Cela ne put se faire de sitôt, et le dimanche étant venu avant que l’autorisation nous fut accordée, on nous permit seulement de faire dire la messe dans le lieu destiné à devenir l’église du monastère.

« Le saint sacrifice y fut donc offert. J’étais en ce moment fort éloignée de songer que la prédiction de Notre Seigneur, touchant ce gentilhomme (Bernardin de Mendoza), dût s’accomplir alors ; j’étais au contraire, persuadée que par ces paroles « à la première messe », le divin Maître désignait celle où l’on mettrait le très sacrement dans notre église. Au moment de la communion, le prêtre s’avança vers nous, tenant le ciboire en mains. J’approchai, et à l’instant même où il me donnait la sainte Hostie, ce gentilhomme m’apparut avec un visage tout resplendissant ; l’allégresse peinte sur les traits, et les mains jointes, il me remercia de ce que j’avais fait pour le tirer du Purgatoire ; je le vis ensuite monter au Ciel.

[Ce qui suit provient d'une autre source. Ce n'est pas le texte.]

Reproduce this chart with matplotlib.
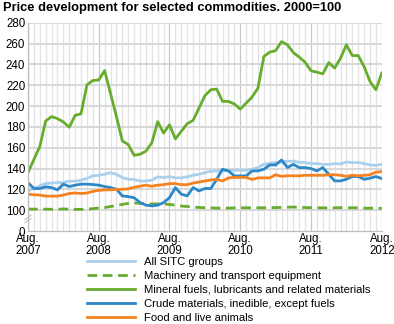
import numpy as np
import matplotlib
matplotlib.use("Agg")
import matplotlib.pyplot as plt

plt.rcParams['font.family'] = ['Liberation Sans', 'DejaVu Sans']

# monthly index values, Aug. 2007 - Aug. 2012 (2000=100)
all_sitc = [118.5, 120.8, 123.3, 125.6, 126, 126.5, 126.5, 127.8, 127.8, 128.8,
            130.4, 133, 133.5, 134.5, 136, 134.5, 131.3, 129.7, 129.4, 128,
            128, 128.8, 132, 131.3, 132.3, 131, 131, 132, 133.5, 134.5,
            136, 137.4, 137.7, 137.7, 138.3, 138.3, 138.3, 138.3, 139.3, 141,
            144, 145, 145.7, 146.3, 147, 147, 146, 145.7, 144.7, 144.7,
            144, 144, 144.7, 144.4, 146.3, 145.7, 145.7, 144.7, 143.4, 143, 144]
machinery = [101, 101, 101, 101, 100.8, 100.8, 101.2, 101, 100.8, 100.8,
             101, 101.5, 102, 102.5, 103.5, 104.5, 105.5, 106.5, 107, 106.5,
             106.3, 106, 106, 106, 105.5, 104.8, 104, 103.5, 103, 102.6,
             102.3, 102.2, 102, 102, 102, 102.2, 102.3, 102.3, 102.3, 102.3,
             102.3, 102.4, 102.5, 102.6, 102.8, 103, 102.7, 102.5, 102.4, 102.3,
             102.2, 102.2, 102.3, 102.4, 102.4, 102.3, 102.2, 102, 101.9, 101.8, 101.8]
mineral_fuels = [136, 148.6, 161, 185.6, 189.8, 187.9, 184.7, 179.6, 191, 192.6,
                 220.3, 224.5, 225, 234, 212, 190, 166.5, 163, 152.7, 153.7,
                 156.6, 164.6, 185, 174, 182, 168.4, 175.7, 183, 186.2, 198,
                 209.9, 215.6, 216.3, 204.4, 204.4, 202, 197, 202.8, 208.6, 217.2,
                 247.5, 251.7, 253.2, 261.8, 258.7, 251.3, 246.9, 242, 233.8, 232.5,
                 230.9, 241.7, 236.4, 245.9, 258.7, 248.4, 248.4, 237.9, 223.5, 215.6, 231.6]
crude = [126.5, 120.8, 120.8, 122.4, 121.7, 119.5, 125, 122.7, 124, 125,
         125, 124.6, 124, 122.7, 121.7, 120.1, 113.7, 113, 112, 107.3,
         104.8, 104.1, 104.8, 107.3, 112, 121.7, 115.3, 113.7, 121.7, 118.5,
         120.8, 120.8, 129.7, 139.3, 137.7, 132.9, 132.9, 132.9, 137.7, 137.7,
         139.3, 143.4, 143.4, 148.2, 140.9, 144, 140.9, 140.9, 140, 137.7,
         140.9, 134.5, 128.1, 128.1, 129.7, 132.3, 132.3, 129.7, 130.7, 132.3, 130.4]
food = [115.3, 114.8, 114.5, 113.5, 113.5, 113.5, 114.5, 116, 116.5, 116,
        116.5, 118, 119, 119.5, 119.5, 120, 120, 120.5, 122, 123,
        124, 123, 124, 124.5, 125.5, 125.5, 124.5, 124.5, 126, 127,
        128, 129, 129.5, 128, 131, 131.5, 131.5, 131.5, 129.5, 131,
        131, 131, 134, 132.5, 133, 133, 133, 133.5, 133.5, 133.5,
        133.5, 134, 134, 133.5, 132.5, 133.5, 133, 133.5, 134, 136.5, 137]

tick_months = [0, 12, 24, 36, 48, 60]
tick_labels = ["Aug.\n2007", "Aug.\n2008", "Aug.\n2009", "Aug.\n2010", "Aug.\n2011", "Aug.\n2012"]
y_ticks = [80, 100, 120, 140, 160, 180, 200, 220, 240, 260, 280]
y_labels = ["0", "100", "120", "140", "160", "180", "200", "220", "240", "260", "280"]

c_light = "#a9d0ec"
c_green = "#66ad2e"
c_blue = "#2d88c8"
c_orange = "#f5821f"

fig = plt.figure(figsize=(3.94, 3.24), dpi=100)
ax = fig.add_axes([0.071, 0.287, 0.898, 0.643])

x = np.arange(len(all_sitc))

# grid
for m in range(61):
    col = "#c8c8c8" if m % 12 == 0 else "#e2e2e2"
    ax.axvline(m, color=col, lw=0.9, zorder=0)
for v in y_ticks[1:]:
    ax.axhline(v, color="#d6d6d6", lw=1.3, zorder=0)

l1, = ax.plot(x, all_sitc, color=c_light, lw=2, label="All SITC groups")
l2, = ax.plot(x, machinery, color=c_green, lw=2, ls=(0, (3.5, 2)), label="Machinery and transport equipment")
l3, = ax.plot(x, mineral_fuels, color=c_green, lw=2, label="Mineral fuels, lubricants and related materials")
l4, = ax.plot(x, crude, color=c_blue, lw=2, label="Crude materials, inedible, except fuels")
l5, = ax.plot(x, food, color=c_orange, lw=2, label="Food and live animals")

ax.set_xlim(0, 60)
ax.set_ylim(80, 280)
ax.set_xticks(tick_months)
ax.set_xticklabels(tick_labels, fontsize=8.3, linespacing=0.95)
ax.set_yticks(y_ticks)
ax.set_yticklabels(y_labels, fontsize=8.3)
ax.tick_params(length=0, pad=2)
ax.tick_params(axis="x", pad=1.5)

for s in ["top", "right"]:
    ax.spines[s].set_visible(False)
for s in ["left", "bottom"]:
    ax.spines[s].set_color("#bdbdbd")
    ax.spines[s].set_linewidth(0.9)

# axis break marks
for dy in (0, 3):
    ax.plot([-0.5, 0.5], [88 + dy, 92 + dy], color="#bdbdbd", lw=0.8, clip_on=False, zorder=5)

fig.text(0.008, 0.995, "Price development for selected commodities. 2000=100",
         fontsize=9.3, fontweight="bold", va="top", ha="left")

fig.legend(handles=[l1, l2, l3, l4, l5], loc="upper left",
           bbox_to_anchor=(0.222, 0.208), frameon=False, fontsize=8.1,
           handlelength=4.2, handletextpad=0.8, labelspacing=0.36,
           borderpad=0, borderaxespad=0)

fig.savefig("out.png", dpi=100)
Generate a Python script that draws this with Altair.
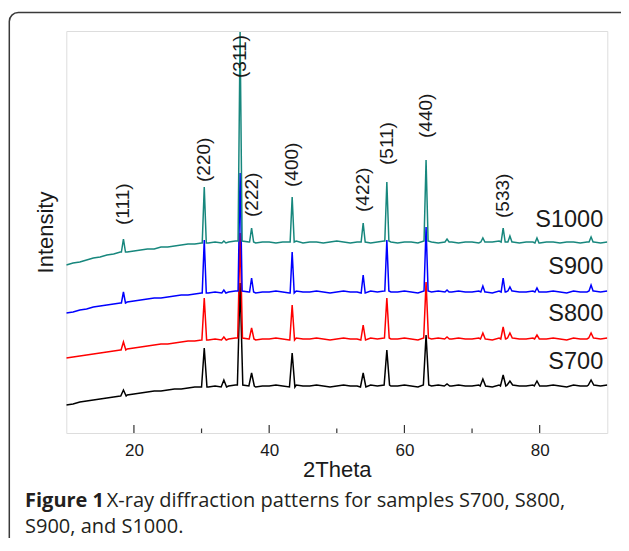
import altair as alt
import pandas as pd

# ---------------- data ----------------
SERIES = ["S700", "S800", "S900", "S1000"]
COLORS = ["#000000", "#ff0000", "#0000ff", "#17877d"]

BASE_X = list(range(10, 91))  # 2Theta, every degree

BASE_S1000 = [168, 170, 171, 173, 175, 176, 178, 179, 181, 181,
              182, 183, 184, 184, 186, 186, 187, 188, 189, 189,
              190, 190, 191, 190, 191, 192, 192, 191, 190, 191,
              191, 190, 191, 191, 192, 190, 191, 191, 190, 191,
              192, 191, 190, 191, 191, 190, 191, 192, 191, 190,
              191, 191, 190, 192, 191, 190, 191, 191, 190, 191,
              191, 190, 191, 191, 192, 191, 191, 190, 191, 191,
              190, 191, 191, 190, 191, 191, 190, 191, 191, 190,
              191]
BASE_S900 = [120, 121, 123, 124, 126, 127, 128, 129, 130, 131,
             132, 133, 134, 135, 135, 136, 137, 138, 138, 139,
             140, 140, 141, 140, 141, 142, 142, 141, 140, 141,
             141, 142, 141, 140, 142, 141, 141, 142, 141, 140,
             141, 142, 141, 141, 140, 142, 141, 142, 141, 141,
             142, 141, 140, 142, 141, 142, 141, 141, 142, 141,
             141, 142, 141, 140, 142, 141, 142, 141, 141, 142,
             141, 141, 142, 141, 140, 142, 141, 141, 142, 141,
             142]
BASE_S800 = [75, 76, 77, 78, 79, 80, 81, 82, 83, 84,
             85, 86, 87, 88, 89, 89, 90, 91, 92, 92,
             93, 93, 94, 93, 94, 95, 95, 94, 93, 94,
             94, 95, 94, 93, 95, 94, 94, 95, 94, 93,
             94, 95, 94, 94, 93, 95, 94, 95, 94, 94,
             95, 94, 93, 95, 94, 95, 94, 94, 95, 94,
             94, 95, 94, 93, 95, 94, 95, 94, 94, 95,
             94, 94, 95, 94, 93, 95, 94, 94, 95, 94,
             95]
BASE_S700 = [28, 29, 31, 32, 33, 34, 35, 36, 37, 38,
             39, 40, 41, 42, 42, 43, 44, 44, 45, 46,
             46, 46, 47, 46, 47, 48, 48, 47, 46, 47,
             47, 48, 47, 46, 48, 47, 47, 48, 47, 46,
             47, 48, 47, 47, 46, 48, 47, 48, 47, 47,
             48, 47, 46, 48, 47, 48, 47, 47, 48, 47,
             47, 48, 47, 46, 48, 47, 48, 47, 47, 48,
             47, 47, 48, 47, 46, 48, 47, 47, 48, 47,
             48]

PEAK_X = [18.45, 30.4, 33.3, 35.7, 37.4, 43.4, 53.9, 57.4, 63.2,
          66.3, 71.6, 74.6, 75.6, 79.6, 87.6]
PEAK_S1000 = [194, 246, 192, 401, 205, 236, 210, 251, 273, 194, 195, 205, 197, 195, 196]
PEAK_S900 = [141, 193, 143, 260, 155, 181, 158, 193, 206, 143, 147, 155, 146, 145, 148]
PEAK_S800 = [91, 135, 96, 200, 105, 128, 108, 135, 151, 96, 100, 106, 100, 98, 100]
PEAK_S700 = [43, 85, 53, 150, 60, 80, 60, 83, 98, 49, 54, 58, 52, 52, 53]
HALF_WIDTH = [0.4, 0.35, 0.3, 0.3]  # S700, S800, S900, S1000

HKL = ["(111)", "(220)", "(311)", "(222)", "(400)", "(422)", "(511)", "(440)", "(533)"]
HKL_X = [18.45, 30.4, 35.7, 37.4, 43.4, 53.9, 57.4, 63.2, 74.6]
HKL_Y = [208, 251, 355, 216, 246, 221, 268, 295, 215]

LABEL_Y = [71, 119, 166, 213]  # S700, S800, S900, S1000

X_MAJOR = [20, 40, 60, 80]
X_MINOR = [30, 50, 70]

BASES = [BASE_S700, BASE_S800, BASE_S900, BASE_S1000]
PEAKS = [PEAK_S700, PEAK_S800, PEAK_S900, PEAK_S1000]

# ---------------- build tables ----------------
W, H = 541, 402
xs = alt.Scale(domain=[10, 90], nice=False, zero=False)
ys = alt.Scale(domain=[0, H], nice=False, zero=False)

AX_X = alt.Axis(values=X_MAJOR, ticks=False, domain=False, grid=False,
                labelFont="Liberation Sans", labelFontSize=17,
                labelColor="#1a1a1a", labelPadding=9,
                title="2Theta", titleFont="Liberation Sans",
                titleFontSize=22, titleFontWeight="normal",
                titleColor="#1a1a1a", titlePadding=1)
AX_Y = alt.Axis(labels=False, ticks=False, domain=False, grid=False,
                title="Intensity", titleFont="Liberation Sans",
                titleFontSize=22, titleFontWeight="normal",
                titleColor="#1a1a1a", titlePadding=9)

layers = []
for name, color, base, peaks, hw in zip(SERIES, COLORS, BASES, PEAKS, HALF_WIDTH):
    pts = []
    for bx, by in zip(BASE_X, base):
        if any(px - hw < bx < px + hw for px in PEAK_X):
            continue
        pts.append((bx, by))
    for px, top in zip(PEAK_X, peaks):
        foot = base[int(round(px)) - BASE_X[0]]
        pts += [(px - hw, foot), (px, top), (px + hw, foot)]
    pts.sort(key=lambda p: p[0])
    df = pd.DataFrame({"x": [p[0] for p in pts], "y": [p[1] for p in pts],
                       "o": list(range(len(pts)))})
    layers.append(
        alt.Chart(df).mark_line(color=color, strokeWidth=1.5, clip=True).encode(
            x=alt.X("x:Q", scale=xs, axis=AX_X),
            y=alt.Y("y:Q", scale=ys, axis=AX_Y),
            order="o:Q",
        )
    )

ticks_major = alt.Chart(pd.DataFrame({"x": X_MAJOR})).mark_rule(
    color="#333", strokeWidth=1.2).encode(
    x=alt.X("x:Q", scale=xs, axis=AX_X), y=alt.value(H), y2=alt.value(H - 8))
ticks_minor = alt.Chart(pd.DataFrame({"x": X_MINOR})).mark_rule(
    color="#333", strokeWidth=1.2).encode(
    x=alt.X("x:Q", scale=xs, axis=AX_X), y=alt.value(H), y2=alt.value(H - 4.5))

hkl = alt.Chart(pd.DataFrame({"x": HKL_X, "y": HKL_Y, "t": HKL})).mark_text(
    angle=270, align="left", baseline="middle", font="Liberation Sans",
    fontSize=19, color="#1a1a1a").encode(
    x=alt.X("x:Q", scale=xs, axis=AX_X), y=alt.Y("y:Q", scale=ys, axis=AX_Y), text="t:N")

names = alt.Chart(pd.DataFrame({"x": [89.4] * 4, "y": LABEL_Y, "t": SERIES})).mark_text(
    align="right", baseline="middle", font="Liberation Sans", fontSize=23.5,
    color="#1a1a1a").encode(
    x=alt.X("x:Q", scale=xs, axis=AX_X), y=alt.Y("y:Q", scale=ys, axis=AX_Y), text="t:N")

one = pd.DataFrame({"a": [0]})
border = alt.Chart(one).mark_rect(
    fillOpacity=0, stroke="#3a3a3a", strokeWidth=1.5, cornerRadius=9).encode(
    x=alt.value(-57), x2=alt.value(564), y=alt.value(-18.5), y2=alt.value(700))

cap_font = "Open Sans"
cap1b = alt.Chart(one).mark_text(
    align="left", baseline="alphabetic", font=cap_font, fontSize=20,
    fontWeight="bold", color="#231f20").encode(
    x=alt.value(-41.3), y=alt.value(476), text=alt.value("Figure 1"))
cap1 = alt.Chart(one).mark_text(
    align="left", baseline="alphabetic", font=cap_font, fontSize=20,
    fontWeight=500, color="#231f20").encode(
    x=alt.value(40.5), y=alt.value(476),
    text=alt.value("X-ray diffraction patterns for samples S700, S800,"))
cap2 = alt.Chart(one).mark_text(
    align="left", baseline="alphabetic", font=cap_font, fontSize=20,
    fontWeight=500, color="#231f20").encode(
    x=alt.value(-41.3), y=alt.value(502), text=alt.value("S900, and S1000."))

chart = alt.layer(
    *layers, ticks_major, ticks_minor, hkl, names, border, cap1b, cap1, cap2
).properties(
    width=W, height=H,
    padding={"left": 58.3, "top": 23, "right": 13.7, "bottom": 105},
    autosize=alt.AutoSizeParams(type="none"),
).configure_view(stroke="#333", strokeWidth=1.3).configure(background="white")

chart.save("out.html", embed_options={"renderer": "svg", "actions": False})
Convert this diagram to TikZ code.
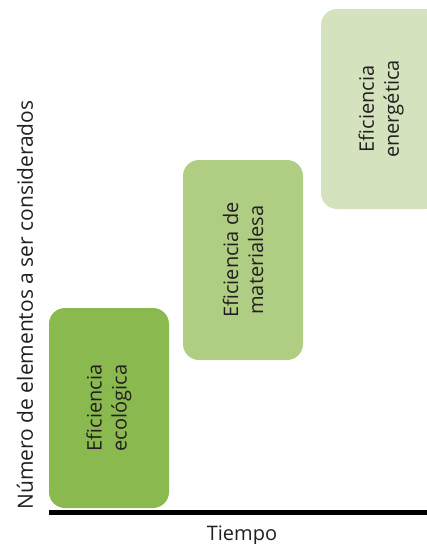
\documentclass[tikz,border=0pt]{standalone}
\usepackage{fontspec}
\setmainfont{Open Sans}
\definecolor{verdeA}{HTML}{8AB950}
\definecolor{verdeB}{HTML}{AFCE84}
\definecolor{verdeC}{HTML}{D4E3BE}
\definecolor{texto}{HTML}{231F20}

\begin{document}
\begin{tikzpicture}[x=1pt,y=-1pt,
	etapa/.style={rotate=90,rounded corners=16pt,minimum width=200pt,minimum height=120pt,inner sep=0,align=center,text=texto,font=\fontsize{20}{25}\selectfont},
	rotulo/.style={text=texto,inner sep=0,font=\fontsize{20}{25}\selectfont}]
	\useasboundingbox (0,0) rectangle (427,544);
	\clip (0,0) rectangle (427,544);
	\node[etapa,fill=verdeA] (eco) at (109,408) {Eficiencia\\ecológica};
	\node[etapa,fill=verdeB] (mat) at (243,260) {Eficiencia de\\materialesa};
	\node[etapa,fill=verdeC] (ene) at (381,109) {Eficiencia\\energética};
	\coordinate (o) at (49,512);
	\coordinate (fin) at (427,512);
	\draw[line width=5pt] (o) -- (fin);
	\node[rotulo,anchor=base] (tiempo) at (242,540) {Tiempo};
	\node[rotulo,rotate=90,font=\fontsize{21}{25}\selectfont] (numero) at (25,305) {Número de elementos a ser considerados};
\end{tikzpicture}
\end{document}
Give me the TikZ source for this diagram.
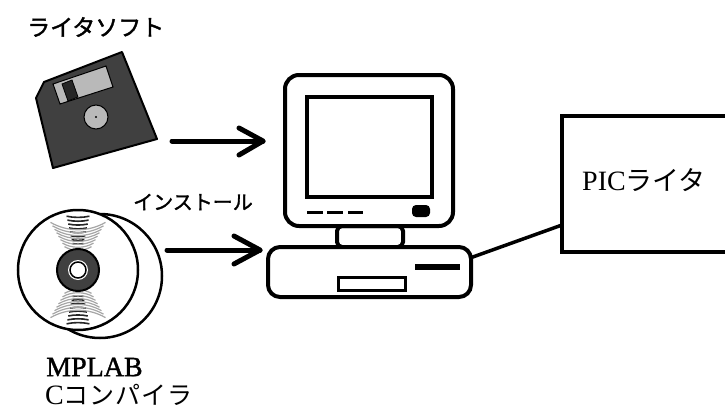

« Je l’avouerai : la première fois que j’entendis de la bouche du divin Maître qu’il était en voie de salut, j’étais loin d’une si consolante pensée ; je ressentais au contraire une peine très vive ; il me semblait qu’avec la vie qu’il avait menée, il eût fallu un autre genre de mort. Si ses vertus et ses bonnes œuvres me rassuraient, je ne laissais pas de craindre, parce qu’il était engagé dans les choses du monde. Voici néanmoins un fait qui est bien en sa faveur : il avait dit à mes compagnes qu’il songeait très sérieusement à la mort. Oh ! Qu’un service, quel qu’il soit, rendu à la très Sainte Vierge, est une grande chose ! Qui dira combien Notre Seigneur l’agrée, et combien sa miséricorde est grande ! Qu’il soit béni et loué à jamais de ce qu’il imprime à la bassesse, au faible mérite de nos bonnes œuvres, un tel caractère de grandeur, et de ce qu’il leur réserve pour salaire une vie et une gloire éternelles ! »

Elle parle encore d’un provincial de l’Ordre des Carmes pour qui elle prévoyait un long purgatoire à cause des responsabilités de sa charge : « Quoique ce fut pour un homme recommandable par bien des vertus, j’appréhendais pour le salut de son âme, parce qu’il avait été pendant vingt ans supérieur, et que je crains toujours beaucoup pour ceux qui ont charge d’âmes. Je m’en allai fort triste à un oratoire ; là je conjurai Notre Seigneur d’appliquer à ce religieux le peu de bien que j’avais fait en ma vie et de suppléer au reste par ses mérites infinis, afin de tirer son âme du Purgatoire.

Pendant que je demandais cette grâce avec toute la ferveur dont j’étais capable je vis, à mon côté droit, cette âme sortir du font de la terre et monter au Ciel dans des transports d’allégresse. Bien que ce Père fut fort âgé, il m’apparut sous les traits d’un homme qui n’avait pas encore trente ans, et avec un visage tout resplendissant de lumière. Il n’y avait pas alors plus de quinze jours qu’il n’avait cessé de vivre. »

D’une carmélite fervente, Thérèse rapporte qu’elle ne passa en purgatoire que deux jours ; d’une autre, morte toute jeune après avoir supporté patiemment la maladie, que son expiation ne dura que quatre heures ; d’un frère coadjuteur jésuite, mort pendant la nuit, qu’il fut délivré durant la messe qu’un Père de la Compagnie célébra pour lui le lendemain.

Bibliographie : Vie de Sainte Thérèse par elle-même ; S.31 et 38. – P. Fr. Ribiera, vie de sainte Thérèse, Livre II, ch. 10 et 12.